Latin America changes and attracts major oil companies

The largest oil companies in the world are making huge investments in Latin America, an oil-rich region that many companies have avoided in the past because of restrictive economic policies and a threat of nationalism in the sector.

Exxon Mobil, Shell and other companies participated in auctions of deepwater oil fields in Mexico and Brazil, shale oil reserves in Argentina and major discoveries in Guyana.

The wave of interest comes after several countries, including the two largest economies in the region, Brazil and Mexico, have liberalized their markets in an attempt to compensate for falling oil production or fiscal difficulties. The changes attracted most of the major Western oil companies.

To arm themselves against political risks, Exxon, Chevron and other companies have entered into partnerships with state-owned companies

Companies have few alternatives. Latin America has become one of the few areas in the world outside the US where it can find lucrative well-drilling opportunities. Many countries with significant oil and gas reserves, such as Saudi Arabia and Iraq, generally reserve their best opportunities for their own oil companies, while US sanctions put Russia and Iran out of the game.

“All of the great expansion of reserves available in the world is in the Americas,” says Amy Myers Jaffe, an energy expert at the Council on Foreign Relations in Washington. “The center of the oil universe is going there.”

The timing of these first investments in the newly opened Latin America is fundamental, as concerns are emerging about a shortage of supply. Brent rose to U$ 80 a barrel this month for the first time in four years, and global daily demand for the commodity is expected to exceed 100 million barrels this year for the first time, according to the Energy Information Administration, from the USA.

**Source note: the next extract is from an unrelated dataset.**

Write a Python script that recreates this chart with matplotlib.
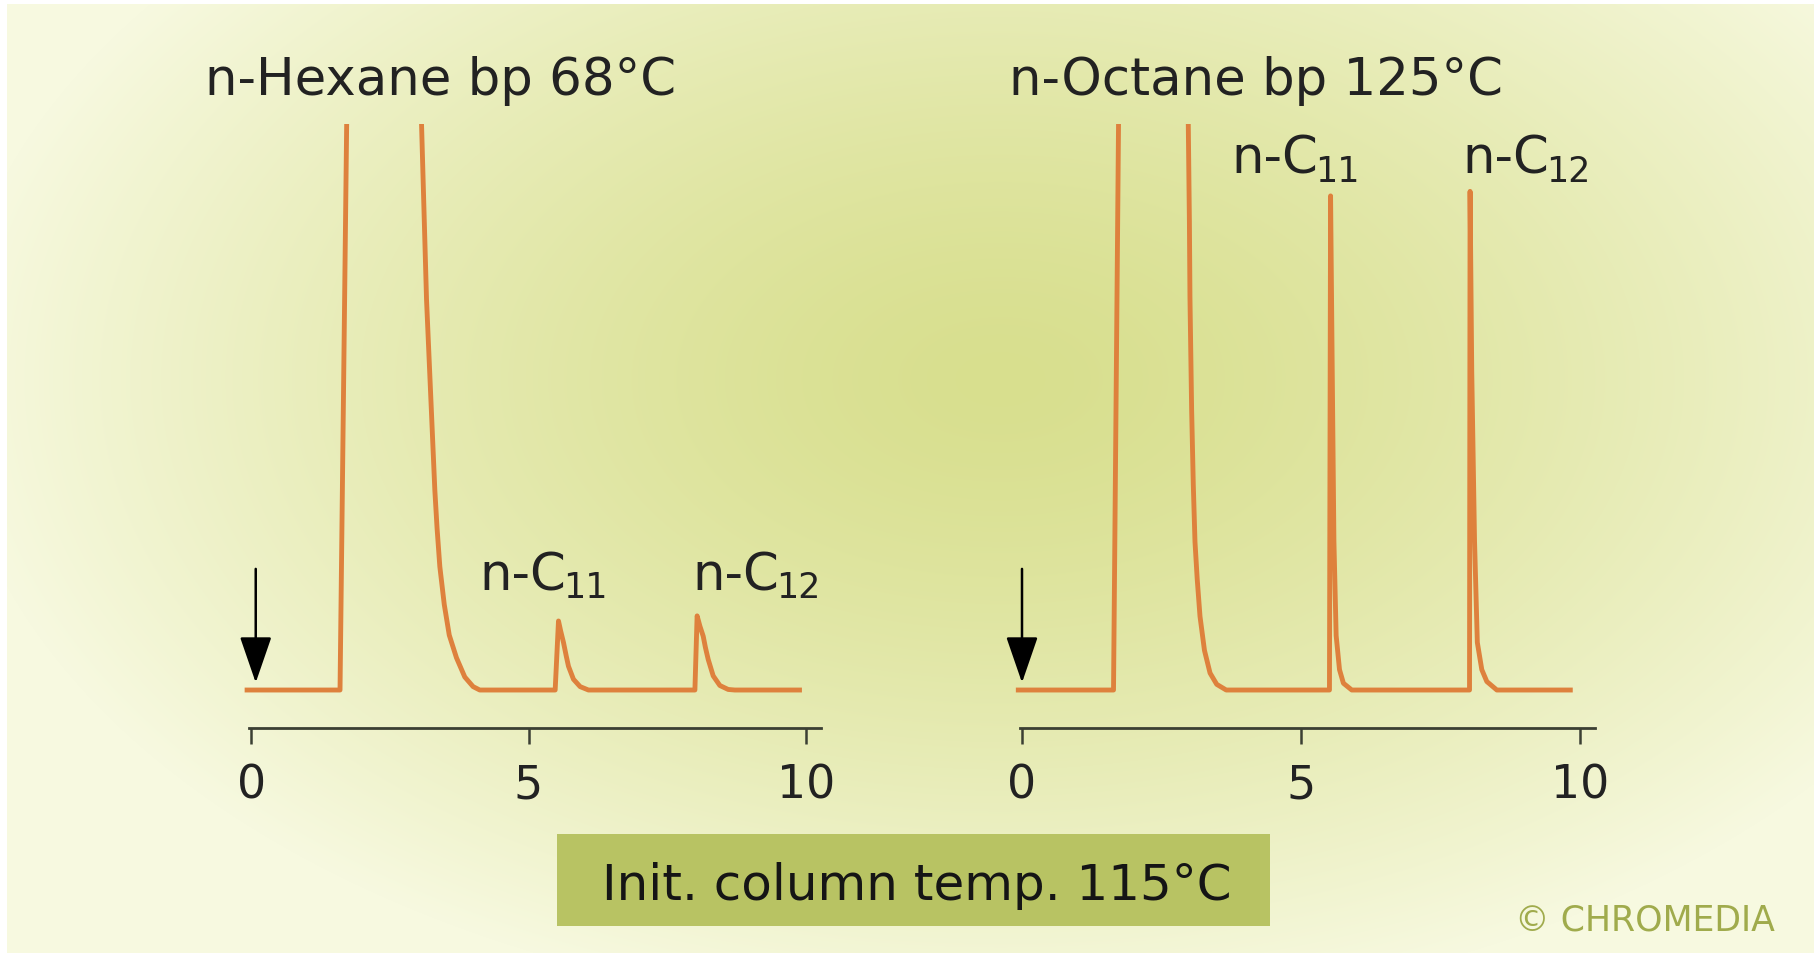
import numpy as np
import matplotlib
matplotlib.use("Agg")
import matplotlib.pyplot as plt
from matplotlib.patches import Rectangle

# ---------------------------------------------------------------------------
# Data (time in min, signal in % of panel top)
# ---------------------------------------------------------------------------
hex_time = [-0.12, 1.60, 1.72, 1.73, 3.06, 3.07, 3.16, 3.25, 3.31, 3.35, 3.40,
            3.48, 3.57, 3.70, 3.85, 4.00, 4.12,
            5.48, 5.54, 5.58, 5.63, 5.68, 5.72, 5.81, 5.93, 6.08,
            8.00, 8.04, 8.09, 8.15, 8.19, 8.24, 8.33, 8.45, 8.60, 8.72, 9.93]
hex_signal = [0, 0, 100, 140, 140, 100, 69.0, 48.8, 35.3, 28.6, 21.8,
              15.1, 9.7, 5.7, 2.3, 0.6, 0,
              0, 12.2, 10.4, 8.4, 6.0, 4.2, 1.9, 0.6, 0,
              0, 13.1, 11.3, 9.5, 7.5, 5.4, 2.5, 0.8, 0.1, 0, 0]

oct_time = [-0.11, 1.64, 1.73, 1.74, 2.97, 2.98, 3.00, 3.01, 3.04, 3.07, 3.10,
            3.14, 3.19, 3.27, 3.37, 3.49, 3.66,
            5.51, 5.53, 5.56, 5.59, 5.63, 5.69, 5.76, 5.91,
            8.02, 8.03, 8.06, 8.11, 8.16, 8.24, 8.33, 8.51, 9.87]
oct_signal = [0, 0, 100, 140, 140, 100, 82.7, 69.4, 49.5, 36.2, 26.2,
              19.6, 13.0, 7.0, 3.0, 1.0, 0,
              0, 87.3, 56.2, 26.3, 9.6, 3.6, 1.2, 0,
              0, 88.1, 56.2, 26.3, 8.4, 3.6, 1.5, 0, 0]

panel_titles = ["n-Hexane bp 68°C", "n-Octane bp 125°C"]
peak_names = ["n-C", "n-C"]
peak_subs = ["11", "12"]
tick_values = [0, 5, 10]
tick_labels = ["0", "5", "10"]
injection_time = [0.08, 0.0]

# ---------------------------------------------------------------------------
# Style
# ---------------------------------------------------------------------------
W, H = 1814, 954
TRACE_COLOR = "#de813d"
AXIS_COLOR = "#3b3f33"
TEXT_COLOR = "#222222"
BOX_COLOR = "#b8c363"
MARK_COLOR = "#a0ab4c"

plt.rcParams.update({
    "font.family": "DejaVu Sans",
})

fig = plt.figure(figsize=(W / 100, H / 100), dpi=100)

# background: soft elliptical yellow-green glow
bg = fig.add_axes([0, 0, 1, 1], zorder=0)
yy, xx = np.mgrid[0:H, 0:W]
r = np.sqrt(((xx - 1000) / 1050.0) ** 2 + ((yy - 380) / 640.0) ** 2)
f = np.clip(r, 0, 1) ** 1.4
inner = np.array([216, 223, 142]) / 255.0
outer = np.array([247, 249, 224]) / 255.0
img = inner + (outer - inner) * f[..., None]
img[:5, :, :] = 1.0
img[:, :7, :] = 1.0
bg.imshow(img, extent=[0, W, H, 0], aspect="auto", interpolation="bilinear")
bg.set_axis_off()

# panel geometry in pixels: (x of t=0, px per minute)
panels = [
    dict(x0=251.3, ppm=55.45, t=hex_time, s=hex_signal, bound=(-0.04, 10.27),
         title_t=-0.84, label_pos=[(4.11, 17.8), (7.95, 17.8)]),
    dict(x0=1022.0, ppm=55.8, t=oct_time, s=oct_signal, bound=(-0.04, 10.26),
         title_t=-0.23, label_pos=[(3.75, 91.4), (7.89, 91.4)]),
]

Y_BOTTOM, Y_TOP = 729, 125
YMIN, YMAX = -6.71, 100

renderer = fig.canvas.get_renderer()

for i, p in enumerate(panels):
    left_px = p["x0"] - 0.6 * p["ppm"]
    width_px = 11.2 * p["ppm"]
    ax = fig.add_axes([left_px / W, (H - Y_BOTTOM) / H,
                       width_px / W, (Y_BOTTOM - Y_TOP) / H], zorder=2)
    ax.patch.set_alpha(0)
    ax.set_xlim(-0.6, 10.6)
    ax.set_ylim(YMIN, YMAX)

    ax.plot(p["t"], p["s"], color=TRACE_COLOR, lw=3.5,
            solid_joinstyle="round", solid_capstyle="butt")

    # injection arrow
    ax.annotate("", xy=(injection_time[i], 1.3), xytext=(injection_time[i], 21.4),
                arrowprops=dict(arrowstyle="-|>,head_length=1.45,head_width=0.5",
                                color="black", lw=1.8, shrinkA=0, shrinkB=0,
                                mutation_scale=20))

    for sp in ["left", "top", "right"]:
        ax.spines[sp].set_visible(False)
    ax.spines["bottom"].set_color(AXIS_COLOR)
    ax.spines["bottom"].set_linewidth(2.0)
    ax.spines["bottom"].set_bounds(*p["bound"])
    ax.set_yticks([])
    ax.set_xticks(tick_values)
    ax.set_xticklabels(tick_labels)
    ax.tick_params(axis="x", direction="out", length=11.5, width=1.8,
                   color=AXIS_COLOR, labelsize=33, labelcolor=TEXT_COLOR, pad=13)

    ax.text(p["title_t"], 105.3, panel_titles[i], fontsize=37, color=TEXT_COLOR,
            ha="left", va="baseline")
    for name, sub, (lt, ls) in zip(peak_names, peak_subs, p["label_pos"]):
        main = ax.text(lt, ls, name, fontsize=37, color=TEXT_COLOR,
                       ha="left", va="baseline")
        bb = main.get_window_extent(renderer=renderer)
        # subscript placed just right of "n-C", slightly below its baseline
        base_px = ax.transData.transform((lt, ls))[1]
        fig.text((bb.x1 - 3) / W, (base_px - 8) / H, sub, fontsize=25,
                 color=TEXT_COLOR, ha="left", va="baseline", zorder=4)

# temperature box
fig.add_artist(Rectangle((557 / W, (H - 927) / H), 712.5 / W, 92 / H,
                         transform=fig.transFigure, facecolor=BOX_COLOR,
                         edgecolor="none", zorder=3))
fig.text(917 / W, (H - 900) / H, "Init. column temp. 115°C", fontsize=36,
         color="#151515", ha="center", va="baseline", zorder=4)

fig.text(1515 / W, (H - 931) / H, "© CHROMEDIA", fontsize=25,
         color=MARK_COLOR, ha="left", va="baseline", zorder=4)

fig.savefig("out.png", dpi=100)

But not everything is exciting in the region. For many companies, Venezuela is a case that recommends caution. Under former President Hugo Chavez’s government, a decade ago, the country expropriated assets from Exxon and ConocoPhillips. Despite holding the world’s largest oil reserves, production has fallen by almost 40% over the past five years due to corruption, debt crisis and underinvestment.

Some observers see similar political risks in training in Mexico as the country approaches a presidential election in July. Nationalist leftist Andres Manuel Lopez Obrador leads the polls by wide margin and is against the 2013 constitutional amendment that opened the Mexican energy sector for foreign and private investors. Mexico has signed 110 contracts with companies from 20 countries in the last three years, having raised more than US $ 2 billion in revenues, bonus payments and investments in the joint venture regime with state oil company Pemex.

López Obrador said winning the election will not reverse the new rules, but will freeze new prospecting and production auctions until the benefits of existing contracts can be reevaluated.

World oil companies are expected to invest tens of billions of dollars in Latin America in the coming years, and these actions are a significant part of their growth plans. Executives at Exxon said the outlook in Brazil and Guyana is among the company’s best assets. To shield themselves from political risks, Exxon, Chevron and other companies have entered into partnerships with state-owned companies, executives say. Exxon and Shell entered into joint ventures with Petrobras to participate in several deepwater projects. The Australian BHP Billiton became, in 2016, the first foreign company to partner with Pemex, partnering to explore in the Gulf of Mexico.

“By 2025, the world will demand additional supplies of 25 to 28 million barrels a day,” said Steve Pastor, president of BHP’s oil operations. “The question is: where are we going to find this offer? In this scenario Mexico and Brazil become relevant.”

Shell has been aggressive in Latin America, winning concessions for exploration off the coast of Mexico and three in a highly coveted area in Brazil. “Places like Mexico and Brazil have created fair and open tax systems, where you can compete under certain terms,” ​​said Wael Sawan, Shell’s executive vice president for deepwater exploration. “It’s a balance of institutional strength that gives confidence to invest.” Despite this, he recognizes the risks. “There is undoubtedly a political-economic risk. Both countries will hold elections soon,” he adds. “Let’s take a close look, because it influences how much we will decide to invest in the future. But elections alone are not what will make things hang on either side.”

“Latin America has always had excellent prospecting and production opportunities, but it’s sometimes a question of knowing what’s prevailing: protectionism or market policies,” says Tim Samples, a professor at the University of Georgia who specializes in legislation for the sector.